Source code of charts
..........

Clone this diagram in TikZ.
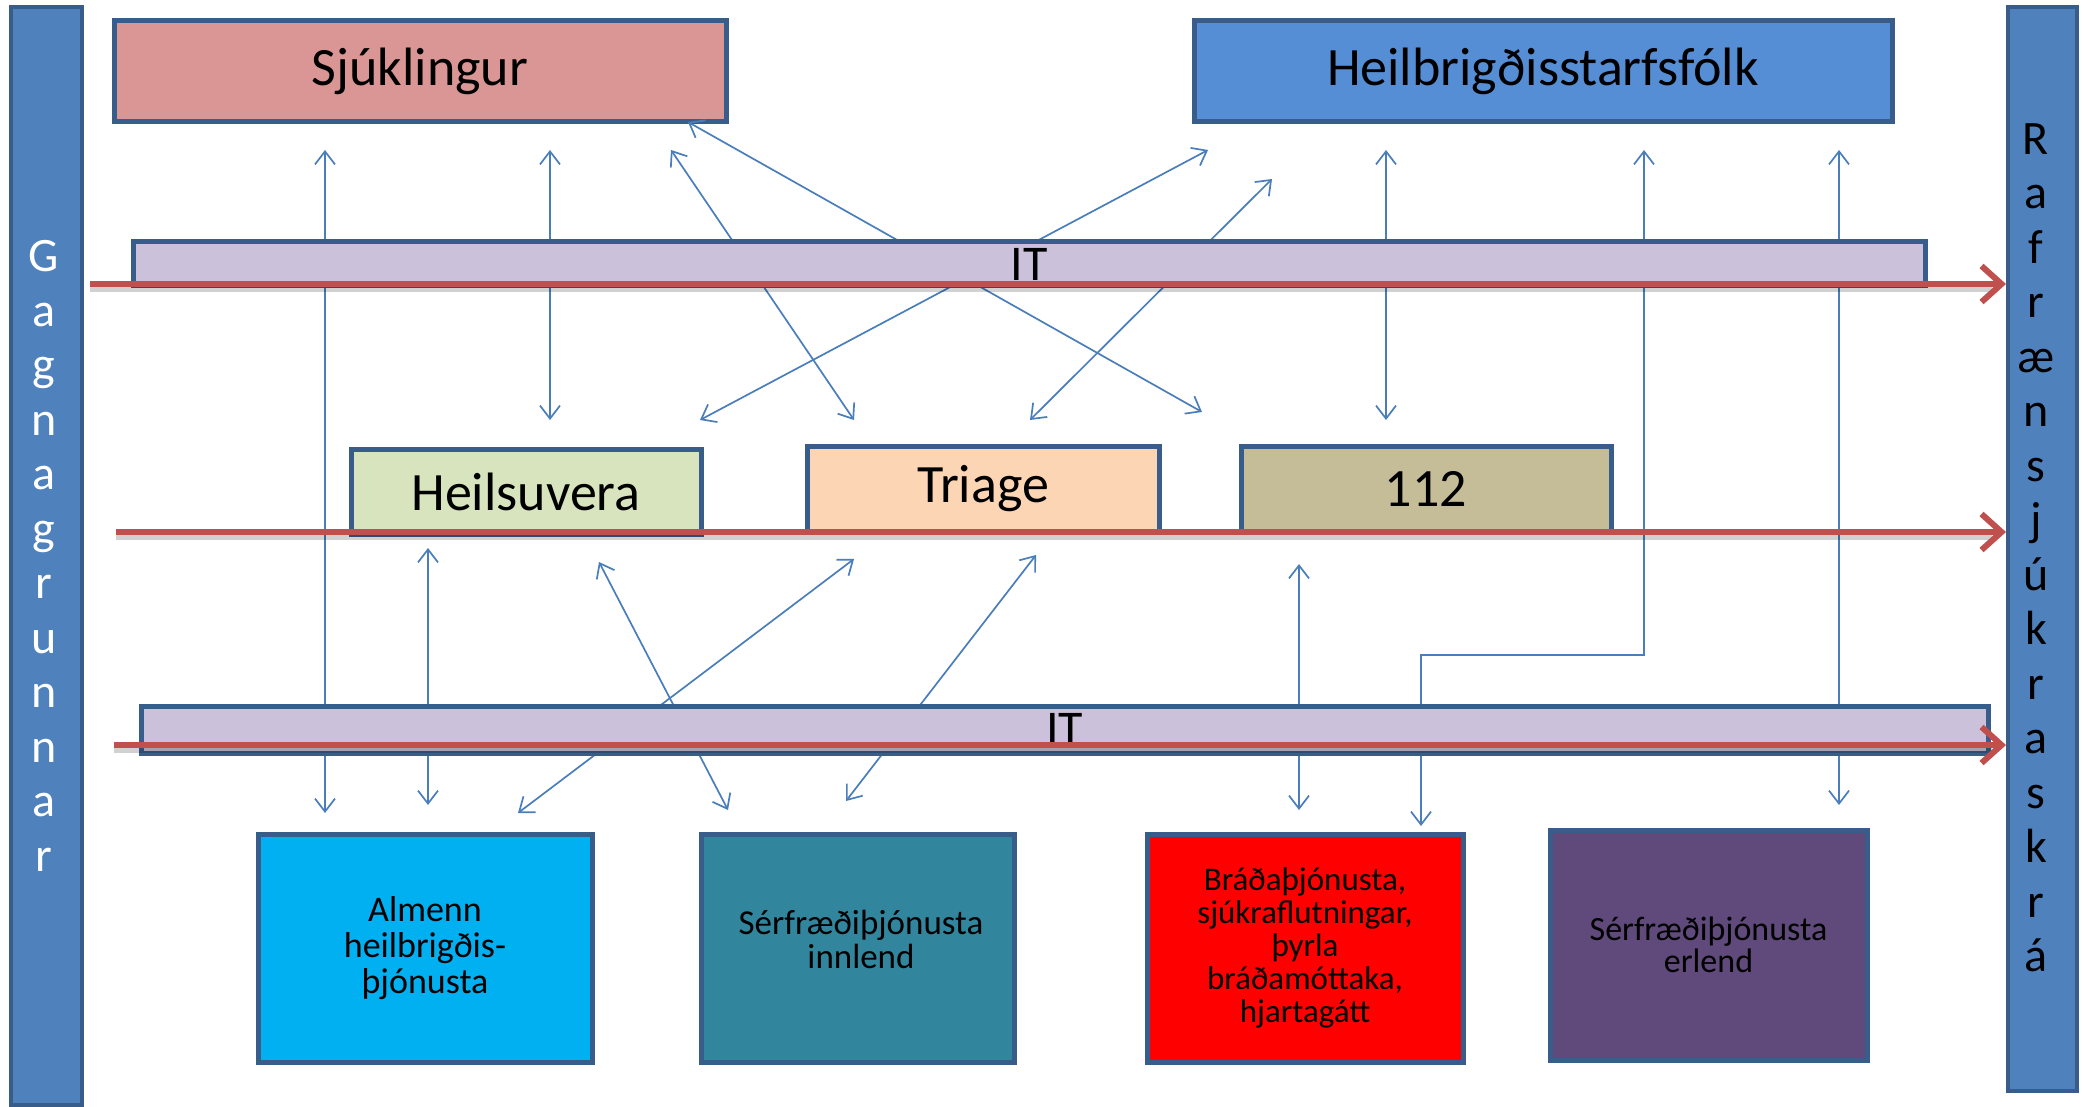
\documentclass[tikz,border=0pt]{standalone}
\usepackage{fontspec}
\setmainfont{Carlito}
\usetikzlibrary{arrows.meta}
\definecolor{bord}{HTML}{385D8A}
\definecolor{barfill}{HTML}{4F81BD}
\definecolor{sjfill}{HTML}{D99694}
\definecolor{hsfill}{HTML}{558ED5}
\definecolor{itfill}{HTML}{CCC1DA}
\definecolor{hvfill}{HTML}{D7E4BD}
\definecolor{trfill}{HTML}{FCD5B5}
\definecolor{emfill}{HTML}{C4BD97}
\definecolor{alfill}{HTML}{00B0F0}
\definecolor{infill}{HTML}{31859C}
\definecolor{brfill}{HTML}{FF0000}
\definecolor{erfill}{HTML}{604A7B}
\definecolor{redline}{HTML}{C0504D}
\definecolor{conn}{HTML}{4A7EBB}
\tikzset{
  box/.style={draw=bord, line width=5pt, inner sep=0pt, align=center, text=black},
  sidebar/.style={draw=bord, line width=4pt, fill=barfill, inner sep=0pt},
  bigtxt/.style={font=\fontsize{54}{60}\selectfont},
  smalltxt/.style={font=\fontsize{35}{34}\selectfont},
  link/.style={draw=conn, line width=1.7pt, {Straight Barb[length=13pt,width=20pt]}-{Straight Barb[length=13pt,width=20pt]}},
  redarrow/.style={draw=redline, line width=6pt, -{Straight Barb[length=20pt,width=36pt]}},
  redshadow/.style={draw=black, opacity=0.18, line width=6pt},
  vletters/.style={align=center, inner sep=0pt, font=\fontsize{48}{54.5}\selectfont}
}
\begin{document}
\begin{tikzpicture}[x=1pt,y=-1pt]
\useasboundingbox (0,0) rectangle (2082,1107);
\fill[white] (0,0) rectangle (2082,1107);
% side bars
\node[sidebar, minimum width=71pt, minimum height=1098pt] (lbar) at (46.5,556) {};
\node[vletters, text=white] (ltext) at (44,556) {G\\a\\g\\n\\a\\g\\r\\u\\n\\n\\a\\r};
\node[sidebar, minimum width=69pt, minimum height=1084pt] (rbar) at (2042.5,549) {};
\node[vletters, text=black] (rtext) at (2036,548) {R\\a\\f\\r\\æ\\n\\s\\j\\ú\\k\\r\\a\\s\\k\\r\\á};
% top boxes
\node[box, fill=sjfill, bigtxt, minimum width=612pt, minimum height=101pt] (sj) at (420,71.5) {Sjúklingur};
\node[box, fill=hsfill, bigtxt, minimum width=698pt, minimum height=101pt] (hs) at (1543,71.5) {Heilbrigðisstarfsfólk};
% middle boxes
\node[box, fill=hvfill, bigtxt, minimum width=350pt, minimum height=85pt] (hv) at (526,491.5) {Heilsuvera};
\node[box, fill=trfill, bigtxt, minimum width=352pt, minimum height=85pt] (tr) at (983,488.5) {Triage};
\node[box, fill=emfill, bigtxt, minimum width=370pt, minimum height=85pt] (em) at (1426,488.5) {112};
% bottom boxes
\node[box, fill=alfill, font=\fontsize{36}{36}\selectfont, minimum width=334pt, minimum height=228pt] (al) at (425,948) {Almenn\\heilbrigðis-\\þjónusta};
\node[box, fill=infill, minimum width=313pt, minimum height=228pt] (in) at (857.5,948) {};
\node[smalltxt, align=center, inner sep=0pt] (intext) at (861,939) {Sérfræðiþjónusta\\innlend};
\node[box, fill=brfill, font=\fontsize{33}{33}\selectfont, minimum width=316pt, minimum height=228pt] (br) at (1305,948) {Bráðaþjónusta,\\sjúkraflutningar,\\þyrla\\bráðamóttaka,\\hjartagátt};
\node[box, fill=erfill, text=black, font=\fontsize{34}{32}\selectfont, minimum width=317pt, minimum height=230pt] (er) at (1708.5,945) {Sérfræðiþjónusta\\erlend};
% connector end points
\coordinate (a1t) at (325,150);  \coordinate (a1b) at (325,813);
\coordinate (a2t) at (550,150);  \coordinate (a2b) at (550,420);
\coordinate (a3t) at (671,150);  \coordinate (a3b) at (854,420);
\coordinate (a4t) at (688,122);  \coordinate (a4b) at (1202,412);
\coordinate (a5t) at (1208,150); \coordinate (a5b) at (700,420);
\coordinate (a6t) at (1272,179); \coordinate (a6b) at (1030,420);
\coordinate (a7t) at (1386,150); \coordinate (a7b) at (1386,420);
\coordinate (a8t) at (1644,150); \coordinate (a8k1) at (1644,655);
\coordinate (a8k2) at (1421,655); \coordinate (a8b) at (1421,826);
\coordinate (a9t) at (1839,150); \coordinate (a9b) at (1839,805);
\coordinate (b1t) at (428,548);  \coordinate (b1b) at (428,805);
\coordinate (b2t) at (599,562);  \coordinate (b2b) at (728,810);
\coordinate (b3t) at (854,559);  \coordinate (b3b) at (518,813);
\coordinate (b4t) at (1036,555); \coordinate (b4b) at (846,801);
\coordinate (b5t) at (1299,564); \coordinate (b5b) at (1299,810);
% connectors
\draw[link] (a1t) -- (a1b);
\draw[link] (a2t) -- (a2b);
\draw[link] (a3t) -- (a3b);
\draw[link] (a4t) -- (a4b);
\draw[link] (a5t) -- (a5b);
\draw[link] (a6t) -- (a6b);
\draw[link] (a7t) -- (a7b);
\draw[link] (a8t) -- (a8k1) -- (a8k2) -- (a8b);
\draw[link] (a9t) -- (a9b);
\draw[link] (b1t) -- (b1b);
\draw[link] (b2t) -- (b2b);
\draw[link] (b3t) -- (b3b);
\draw[link] (b4t) -- (b4b);
\draw[link] (b5t) -- (b5b);
% IT bars
\node[box, fill=itfill, font=\fontsize{50}{50}\selectfont, minimum width=1792pt, minimum height=44pt] (it1) at (1029,264) {IT};
\node[box, fill=itfill, font=\fontsize{50}{50}\selectfont, minimum width=1847pt, minimum height=47pt] (it2) at (1064.5,729.5) {IT};
% red arrows
\coordinate (r1) at (90,284);
\coordinate (r2) at (116,532);
\coordinate (r3) at (114,745);
\foreach \r in {r1,r2,r3}{
  \draw[redshadow] ([yshift=-5pt]\r) -- ([xshift=-14pt,yshift=-5pt]rbar.west |- \r);
  \draw[redarrow] (\r) -- (rbar.west |- \r);
}
\end{tikzpicture}
\end{document}
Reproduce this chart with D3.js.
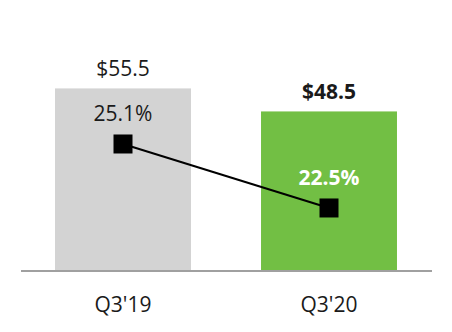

..........

Exercise objective ▸
Give the entries again without a single change, but with no pictures.

The completed task ▸
Clone this diagram in TikZ.
\documentclass[tikz,border=0pt]{standalone}
\usepackage{fontspec}
\setmainfont{Carlito}
\usetikzlibrary{arrows.meta}
\definecolor{bord}{HTML}{385D8A}
\definecolor{barfill}{HTML}{4F81BD}
\definecolor{sjfill}{HTML}{D99694}
\definecolor{hsfill}{HTML}{558ED5}
\definecolor{itfill}{HTML}{CCC1DA}
\definecolor{hvfill}{HTML}{D7E4BD}
\definecolor{trfill}{HTML}{FCD5B5}
\definecolor{emfill}{HTML}{C4BD97}
\definecolor{alfill}{HTML}{00B0F0}
\definecolor{infill}{HTML}{31859C}
\definecolor{brfill}{HTML}{FF0000}
\definecolor{erfill}{HTML}{604A7B}
\definecolor{redline}{HTML}{C0504D}
\definecolor{conn}{HTML}{4A7EBB}
\tikzset{
  box/.style={draw=bord, line width=5pt, inner sep=0pt, align=center, text=black},
  sidebar/.style={draw=bord, line width=4pt, fill=barfill, inner sep=0pt},
  bigtxt/.style={font=\fontsize{54}{60}\selectfont},
  smalltxt/.style={font=\fontsize{35}{34}\selectfont},
  link/.style={draw=conn, line width=1.7pt, {Straight Barb[length=13pt,width=20pt]}-{Straight Barb[length=13pt,width=20pt]}},
  redarrow/.style={draw=redline, line width=6pt, -{Straight Barb[length=20pt,width=36pt]}},
  redshadow/.style={draw=black, opacity=0.18, line width=6pt},
  vletters/.style={align=center, inner sep=0pt, font=\fontsize{48}{54.5}\selectfont}
}
\begin{document}
\begin{tikzpicture}[x=1pt,y=-1pt]
\useasboundingbox (0,0) rectangle (2082,1107);
\fill[white] (0,0) rectangle (2082,1107);
% side bars
\node[sidebar, minimum width=71pt, minimum height=1098pt] (lbar) at (46.5,556) {};
\node[vletters, text=white] (ltext) at (44,556) {G\\a\\g\\n\\a\\g\\r\\u\\n\\n\\a\\r};
\node[sidebar, minimum width=69pt, minimum height=1084pt] (rbar) at (2042.5,549) {};
\node[vletters, text=black] (rtext) at (2036,548) {R\\a\\f\\r\\æ\\n\\s\\j\\ú\\k\\r\\a\\s\\k\\r\\á};
% top boxes
\node[box, fill=sjfill, bigtxt, minimum width=612pt, minimum height=101pt] (sj) at (420,71.5) {Sjúklingur};
\node[box, fill=hsfill, bigtxt, minimum width=698pt, minimum height=101pt] (hs) at (1543,71.5) {Heilbrigðisstarfsfólk};
% middle boxes
\node[box, fill=hvfill, bigtxt, minimum width=350pt, minimum height=85pt] (hv) at (526,491.5) {Heilsuvera};
\node[box, fill=trfill, bigtxt, minimum width=352pt, minimum height=85pt] (tr) at (983,488.5) {Triage};
\node[box, fill=emfill, bigtxt, minimum width=370pt, minimum height=85pt] (em) at (1426,488.5) {112};
% bottom boxes
\node[box, fill=alfill, font=\fontsize{36}{36}\selectfont, minimum width=334pt, minimum height=228pt] (al) at (425,948) {Almenn\\heilbrigðis-\\þjónusta};
\node[box, fill=infill, minimum width=313pt, minimum height=228pt] (in) at (857.5,948) {};
\node[smalltxt, align=center, inner sep=0pt] (intext) at (861,939) {Sérfræðiþjónusta\\innlend};
\node[box, fill=brfill, font=\fontsize{33}{33}\selectfont, minimum width=316pt, minimum height=228pt] (br) at (1305,948) {Bráðaþjónusta,\\sjúkraflutningar,\\þyrla\\bráðamóttaka,\\hjartagátt};
\node[box, fill=erfill, text=black, font=\fontsize{34}{32}\selectfont, minimum width=317pt, minimum height=230pt] (er) at (1708.5,945) {Sérfræðiþjónusta\\erlend};
% connector end points
\coordinate (a1t) at (325,150);  \coordinate (a1b) at (325,813);
\coordinate (a2t) at (550,150);  \coordinate (a2b) at (550,420);
\coordinate (a3t) at (671,150);  \coordinate (a3b) at (854,420);
\coordinate (a4t) at (688,122);  \coordinate (a4b) at (1202,412);
\coordinate (a5t) at (1208,150); \coordinate (a5b) at (700,420);
\coordinate (a6t) at (1272,179); \coordinate (a6b) at (1030,420);
\coordinate (a7t) at (1386,150); \coordinate (a7b) at (1386,420);
\coordinate (a8t) at (1644,150); \coordinate (a8k1) at (1644,655);
\coordinate (a8k2) at (1421,655); \coordinate (a8b) at (1421,826);
\coordinate (a9t) at (1839,150); \coordinate (a9b) at (1839,805);
\coordinate (b1t) at (428,548);  \coordinate (b1b) at (428,805);
\coordinate (b2t) at (599,562);  \coordinate (b2b) at (728,810);
\coordinate (b3t) at (854,559);  \coordinate (b3b) at (518,813);
\coordinate (b4t) at (1036,555); \coordinate (b4b) at (846,801);
\coordinate (b5t) at (1299,564); \coordinate (b5b) at (1299,810);
% connectors
\draw[link] (a1t) -- (a1b);
\draw[link] (a2t) -- (a2b);
\draw[link] (a3t) -- (a3b);
\draw[link] (a4t) -- (a4b);
\draw[link] (a5t) -- (a5b);
\draw[link] (a6t) -- (a6b);
\draw[link] (a7t) -- (a7b);
\draw[link] (a8t) -- (a8k1) -- (a8k2) -- (a8b);
\draw[link] (a9t) -- (a9b);
\draw[link] (b1t) -- (b1b);
\draw[link] (b2t) -- (b2b);
\draw[link] (b3t) -- (b3b);
\draw[link] (b4t) -- (b4b);
\draw[link] (b5t) -- (b5b);
% IT bars
\node[box, fill=itfill, font=\fontsize{50}{50}\selectfont, minimum width=1792pt, minimum height=44pt] (it1) at (1029,264) {IT};
\node[box, fill=itfill, font=\fontsize{50}{50}\selectfont, minimum width=1847pt, minimum height=47pt] (it2) at (1064.5,729.5) {IT};
% red arrows
\coordinate (r1) at (90,284);
\coordinate (r2) at (116,532);
\coordinate (r3) at (114,745);
\foreach \r in {r1,r2,r3}{
  \draw[redshadow] ([yshift=-5pt]\r) -- ([xshift=-14pt,yshift=-5pt]rbar.west |- \r);
  \draw[redarrow] (\r) -- (rbar.west |- \r);
}
\end{tikzpicture}
\end{document}
Reproduce this chart with D3.js.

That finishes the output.